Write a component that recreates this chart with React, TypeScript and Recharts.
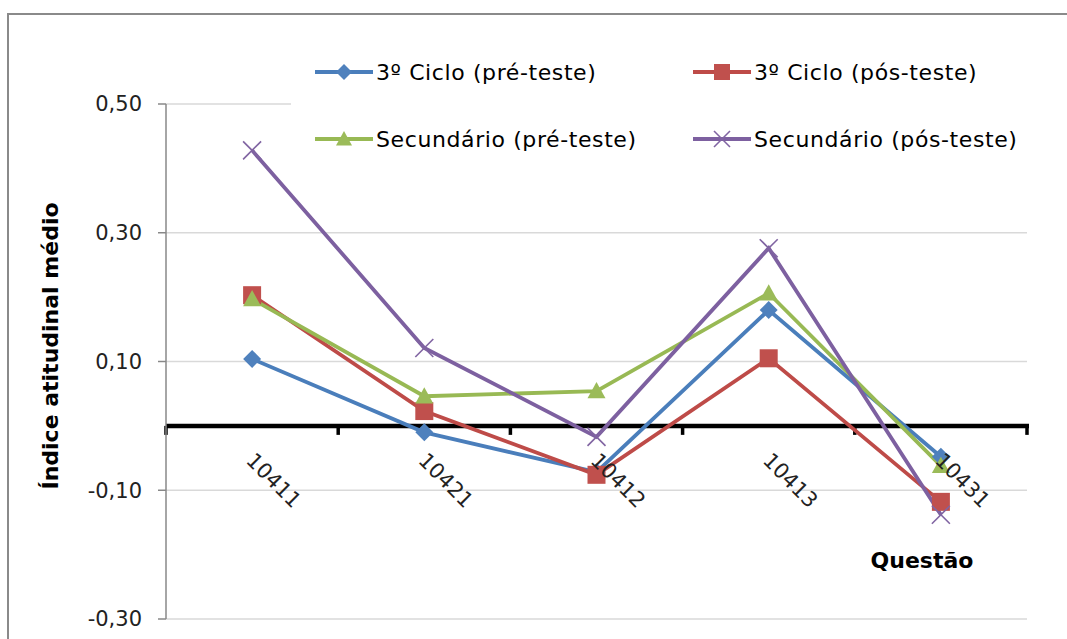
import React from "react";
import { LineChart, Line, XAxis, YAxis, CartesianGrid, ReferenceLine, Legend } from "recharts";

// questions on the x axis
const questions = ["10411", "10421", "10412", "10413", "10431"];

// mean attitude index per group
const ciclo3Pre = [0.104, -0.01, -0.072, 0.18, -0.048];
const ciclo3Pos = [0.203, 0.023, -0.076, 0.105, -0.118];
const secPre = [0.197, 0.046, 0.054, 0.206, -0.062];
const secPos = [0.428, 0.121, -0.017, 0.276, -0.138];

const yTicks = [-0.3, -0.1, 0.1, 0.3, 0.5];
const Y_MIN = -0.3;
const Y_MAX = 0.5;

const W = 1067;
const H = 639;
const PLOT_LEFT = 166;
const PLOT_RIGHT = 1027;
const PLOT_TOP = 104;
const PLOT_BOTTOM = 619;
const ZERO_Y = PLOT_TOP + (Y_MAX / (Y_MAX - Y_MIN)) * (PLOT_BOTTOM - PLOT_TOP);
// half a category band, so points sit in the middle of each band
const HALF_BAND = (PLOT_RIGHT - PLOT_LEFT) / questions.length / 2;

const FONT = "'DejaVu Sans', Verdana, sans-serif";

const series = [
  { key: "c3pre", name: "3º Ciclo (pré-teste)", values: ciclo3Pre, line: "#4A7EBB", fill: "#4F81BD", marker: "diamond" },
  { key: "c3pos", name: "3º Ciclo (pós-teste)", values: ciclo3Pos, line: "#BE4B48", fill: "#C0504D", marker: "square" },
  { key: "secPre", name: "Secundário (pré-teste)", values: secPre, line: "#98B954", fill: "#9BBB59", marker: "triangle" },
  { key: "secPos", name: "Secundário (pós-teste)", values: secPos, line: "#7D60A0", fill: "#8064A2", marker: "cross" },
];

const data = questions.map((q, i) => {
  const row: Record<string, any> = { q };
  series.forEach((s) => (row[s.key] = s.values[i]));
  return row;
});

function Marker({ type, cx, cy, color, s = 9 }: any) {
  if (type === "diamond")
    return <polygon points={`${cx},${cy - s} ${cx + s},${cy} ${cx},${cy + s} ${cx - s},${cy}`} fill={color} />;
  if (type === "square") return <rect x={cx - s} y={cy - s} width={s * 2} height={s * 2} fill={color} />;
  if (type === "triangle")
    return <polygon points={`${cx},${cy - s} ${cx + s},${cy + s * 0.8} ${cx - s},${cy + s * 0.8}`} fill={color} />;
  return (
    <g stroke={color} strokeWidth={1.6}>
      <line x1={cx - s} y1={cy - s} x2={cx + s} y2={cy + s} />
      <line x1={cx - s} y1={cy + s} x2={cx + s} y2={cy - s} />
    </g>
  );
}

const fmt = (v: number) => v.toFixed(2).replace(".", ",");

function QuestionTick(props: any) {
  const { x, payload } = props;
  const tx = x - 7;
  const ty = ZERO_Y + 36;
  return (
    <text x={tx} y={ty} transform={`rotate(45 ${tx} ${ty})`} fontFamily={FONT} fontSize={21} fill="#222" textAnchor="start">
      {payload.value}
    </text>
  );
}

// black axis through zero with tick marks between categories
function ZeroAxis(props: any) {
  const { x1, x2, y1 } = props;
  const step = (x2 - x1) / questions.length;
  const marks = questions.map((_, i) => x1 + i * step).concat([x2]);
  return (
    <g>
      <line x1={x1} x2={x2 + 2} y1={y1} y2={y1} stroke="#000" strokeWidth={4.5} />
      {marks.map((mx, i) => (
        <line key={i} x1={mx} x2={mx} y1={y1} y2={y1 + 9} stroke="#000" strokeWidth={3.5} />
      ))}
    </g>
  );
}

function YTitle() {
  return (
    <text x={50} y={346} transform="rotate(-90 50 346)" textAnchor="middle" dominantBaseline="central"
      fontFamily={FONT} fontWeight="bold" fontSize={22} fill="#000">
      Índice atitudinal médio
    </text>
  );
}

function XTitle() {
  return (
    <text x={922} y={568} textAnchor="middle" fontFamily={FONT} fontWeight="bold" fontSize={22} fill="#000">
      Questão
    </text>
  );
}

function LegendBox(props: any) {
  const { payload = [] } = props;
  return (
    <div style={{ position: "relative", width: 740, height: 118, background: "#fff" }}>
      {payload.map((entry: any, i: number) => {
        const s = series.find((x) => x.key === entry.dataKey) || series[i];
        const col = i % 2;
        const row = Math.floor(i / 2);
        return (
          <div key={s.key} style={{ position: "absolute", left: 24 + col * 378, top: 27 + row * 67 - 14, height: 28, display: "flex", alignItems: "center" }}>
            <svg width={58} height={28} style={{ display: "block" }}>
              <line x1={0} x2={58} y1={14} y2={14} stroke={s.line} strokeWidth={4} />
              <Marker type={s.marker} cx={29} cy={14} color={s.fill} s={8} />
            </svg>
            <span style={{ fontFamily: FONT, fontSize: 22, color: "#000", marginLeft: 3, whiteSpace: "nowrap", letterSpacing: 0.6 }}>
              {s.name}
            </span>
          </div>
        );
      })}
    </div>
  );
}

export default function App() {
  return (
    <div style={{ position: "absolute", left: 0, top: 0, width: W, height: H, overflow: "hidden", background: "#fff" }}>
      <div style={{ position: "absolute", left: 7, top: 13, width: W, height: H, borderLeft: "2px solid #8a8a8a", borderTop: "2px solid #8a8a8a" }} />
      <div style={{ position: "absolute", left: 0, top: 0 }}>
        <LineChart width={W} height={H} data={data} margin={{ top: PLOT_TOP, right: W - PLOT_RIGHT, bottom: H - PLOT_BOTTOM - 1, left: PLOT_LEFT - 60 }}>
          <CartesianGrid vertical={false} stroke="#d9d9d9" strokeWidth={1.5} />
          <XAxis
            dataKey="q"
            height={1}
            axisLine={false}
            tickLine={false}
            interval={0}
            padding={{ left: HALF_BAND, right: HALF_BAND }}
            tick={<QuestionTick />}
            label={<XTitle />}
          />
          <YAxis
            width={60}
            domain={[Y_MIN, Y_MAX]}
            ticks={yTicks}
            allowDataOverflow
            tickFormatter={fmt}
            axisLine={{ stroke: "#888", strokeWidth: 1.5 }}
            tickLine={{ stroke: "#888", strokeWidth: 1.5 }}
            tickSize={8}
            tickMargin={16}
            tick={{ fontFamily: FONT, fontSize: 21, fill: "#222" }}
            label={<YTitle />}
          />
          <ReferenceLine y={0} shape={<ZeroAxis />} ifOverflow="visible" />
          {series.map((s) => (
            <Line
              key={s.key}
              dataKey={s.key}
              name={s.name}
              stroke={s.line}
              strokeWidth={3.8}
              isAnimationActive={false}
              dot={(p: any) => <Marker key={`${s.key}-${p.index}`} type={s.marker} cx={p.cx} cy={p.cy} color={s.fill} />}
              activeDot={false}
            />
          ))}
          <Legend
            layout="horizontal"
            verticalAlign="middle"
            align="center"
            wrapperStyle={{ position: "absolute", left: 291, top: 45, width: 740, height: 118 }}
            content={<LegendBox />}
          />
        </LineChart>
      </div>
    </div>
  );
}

Short task :: Leaving the pictures aside, transcribe the entire listing exactly.

The answer ::
Write a component that recreates this chart with React, TypeScript and Recharts.
import React from "react";
import { LineChart, Line, XAxis, YAxis, CartesianGrid, ReferenceLine, Legend } from "recharts";

// questions on the x axis
const questions = ["10411", "10421", "10412", "10413", "10431"];

// mean attitude index per group
const ciclo3Pre = [0.104, -0.01, -0.072, 0.18, -0.048];
const ciclo3Pos = [0.203, 0.023, -0.076, 0.105, -0.118];
const secPre = [0.197, 0.046, 0.054, 0.206, -0.062];
const secPos = [0.428, 0.121, -0.017, 0.276, -0.138];

const yTicks = [-0.3, -0.1, 0.1, 0.3, 0.5];
const Y_MIN = -0.3;
const Y_MAX = 0.5;

const W = 1067;
const H = 639;
const PLOT_LEFT = 166;
const PLOT_RIGHT = 1027;
const PLOT_TOP = 104;
const PLOT_BOTTOM = 619;
const ZERO_Y = PLOT_TOP + (Y_MAX / (Y_MAX - Y_MIN)) * (PLOT_BOTTOM - PLOT_TOP);
// half a category band, so points sit in the middle of each band
const HALF_BAND = (PLOT_RIGHT - PLOT_LEFT) / questions.length / 2;

const FONT = "'DejaVu Sans', Verdana, sans-serif";

const series = [
  { key: "c3pre", name: "3º Ciclo (pré-teste)", values: ciclo3Pre, line: "#4A7EBB", fill: "#4F81BD", marker: "diamond" },
  { key: "c3pos", name: "3º Ciclo (pós-teste)", values: ciclo3Pos, line: "#BE4B48", fill: "#C0504D", marker: "square" },
  { key: "secPre", name: "Secundário (pré-teste)", values: secPre, line: "#98B954", fill: "#9BBB59", marker: "triangle" },
  { key: "secPos", name: "Secundário (pós-teste)", values: secPos, line: "#7D60A0", fill: "#8064A2", marker: "cross" },
];

const data = questions.map((q, i) => {
  const row: Record<string, any> = { q };
  series.forEach((s) => (row[s.key] = s.values[i]));
  return row;
});

function Marker({ type, cx, cy, color, s = 9 }: any) {
  if (type === "diamond")
    return <polygon points={`${cx},${cy - s} ${cx + s},${cy} ${cx},${cy + s} ${cx - s},${cy}`} fill={color} />;
  if (type === "square") return <rect x={cx - s} y={cy - s} width={s * 2} height={s * 2} fill={color} />;
  if (type === "triangle")
    return <polygon points={`${cx},${cy - s} ${cx + s},${cy + s * 0.8} ${cx - s},${cy + s * 0.8}`} fill={color} />;
  return (
    <g stroke={color} strokeWidth={1.6}>
      <line x1={cx - s} y1={cy - s} x2={cx + s} y2={cy + s} />
      <line x1={cx - s} y1={cy + s} x2={cx + s} y2={cy - s} />
    </g>
  );
}

const fmt = (v: number) => v.toFixed(2).replace(".", ",");

function QuestionTick(props: any) {
  const { x, payload } = props;
  const tx = x - 7;
  const ty = ZERO_Y + 36;
  return (
    <text x={tx} y={ty} transform={`rotate(45 ${tx} ${ty})`} fontFamily={FONT} fontSize={21} fill="#222" textAnchor="start">
      {payload.value}
    </text>
  );
}

// black axis through zero with tick marks between categories
function ZeroAxis(props: any) {
  const { x1, x2, y1 } = props;
  const step = (x2 - x1) / questions.length;
  const marks = questions.map((_, i) => x1 + i * step).concat([x2]);
  return (
    <g>
      <line x1={x1} x2={x2 + 2} y1={y1} y2={y1} stroke="#000" strokeWidth={4.5} />
      {marks.map((mx, i) => (
        <line key={i} x1={mx} x2={mx} y1={y1} y2={y1 + 9} stroke="#000" strokeWidth={3.5} />
      ))}
    </g>
  );
}

function YTitle() {
  return (
    <text x={50} y={346} transform="rotate(-90 50 346)" textAnchor="middle" dominantBaseline="central"
      fontFamily={FONT} fontWeight="bold" fontSize={22} fill="#000">
      Índice atitudinal médio
    </text>
  );
}

function XTitle() {
  return (
    <text x={922} y={568} textAnchor="middle" fontFamily={FONT} fontWeight="bold" fontSize={22} fill="#000">
      Questão
    </text>
  );
}

function LegendBox(props: any) {
  const { payload = [] } = props;
  return (
    <div style={{ position: "relative", width: 740, height: 118, background: "#fff" }}>
      {payload.map((entry: any, i: number) => {
        const s = series.find((x) => x.key === entry.dataKey) || series[i];
        const col = i % 2;
        const row = Math.floor(i / 2);
        return (
          <div key={s.key} style={{ position: "absolute", left: 24 + col * 378, top: 27 + row * 67 - 14, height: 28, display: "flex", alignItems: "center" }}>
            <svg width={58} height={28} style={{ display: "block" }}>
              <line x1={0} x2={58} y1={14} y2={14} stroke={s.line} strokeWidth={4} />
              <Marker type={s.marker} cx={29} cy={14} color={s.fill} s={8} />
            </svg>
            <span style={{ fontFamily: FONT, fontSize: 22, color: "#000", marginLeft: 3, whiteSpace: "nowrap", letterSpacing: 0.6 }}>
              {s.name}
            </span>
          </div>
        );
      })}
    </div>
  );
}

export default function App() {
  return (
    <div style={{ position: "absolute", left: 0, top: 0, width: W, height: H, overflow: "hidden", background: "#fff" }}>
      <div style={{ position: "absolute", left: 7, top: 13, width: W, height: H, borderLeft: "2px solid #8a8a8a", borderTop: "2px solid #8a8a8a" }} />
      <div style={{ position: "absolute", left: 0, top: 0 }}>
        <LineChart width={W} height={H} data={data} margin={{ top: PLOT_TOP, right: W - PLOT_RIGHT, bottom: H - PLOT_BOTTOM - 1, left: PLOT_LEFT - 60 }}>
          <CartesianGrid vertical={false} stroke="#d9d9d9" strokeWidth={1.5} />
          <XAxis
            dataKey="q"
            height={1}
            axisLine={false}
            tickLine={false}
            interval={0}
            padding={{ left: HALF_BAND, right: HALF_BAND }}
            tick={<QuestionTick />}
            label={<XTitle />}
          />
          <YAxis
            width={60}
            domain={[Y_MIN, Y_MAX]}
            ticks={yTicks}
            allowDataOverflow
            tickFormatter={fmt}
            axisLine={{ stroke: "#888", strokeWidth: 1.5 }}
            tickLine={{ stroke: "#888", strokeWidth: 1.5 }}
            tickSize={8}
            tickMargin={16}
            tick={{ fontFamily: FONT, fontSize: 21, fill: "#222" }}
            label={<YTitle />}
          />
          <ReferenceLine y={0} shape={<ZeroAxis />} ifOverflow="visible" />
          {series.map((s) => (
            <Line
              key={s.key}
              dataKey={s.key}
              name={s.name}
              stroke={s.line}
              strokeWidth={3.8}
              isAnimationActive={false}
              dot={(p: any) => <Marker key={`${s.key}-${p.index}`} type={s.marker} cx={p.cx} cy={p.cy} color={s.fill} />}
              activeDot={false}
            />
          ))}
          <Legend
            layout="horizontal"
            verticalAlign="middle"
            align="center"
            wrapperStyle={{ position: "absolute", left: 291, top: 45, width: 740, height: 118 }}
            content={<LegendBox />}
          />
        </LineChart>
      </div>
    </div>
  );
}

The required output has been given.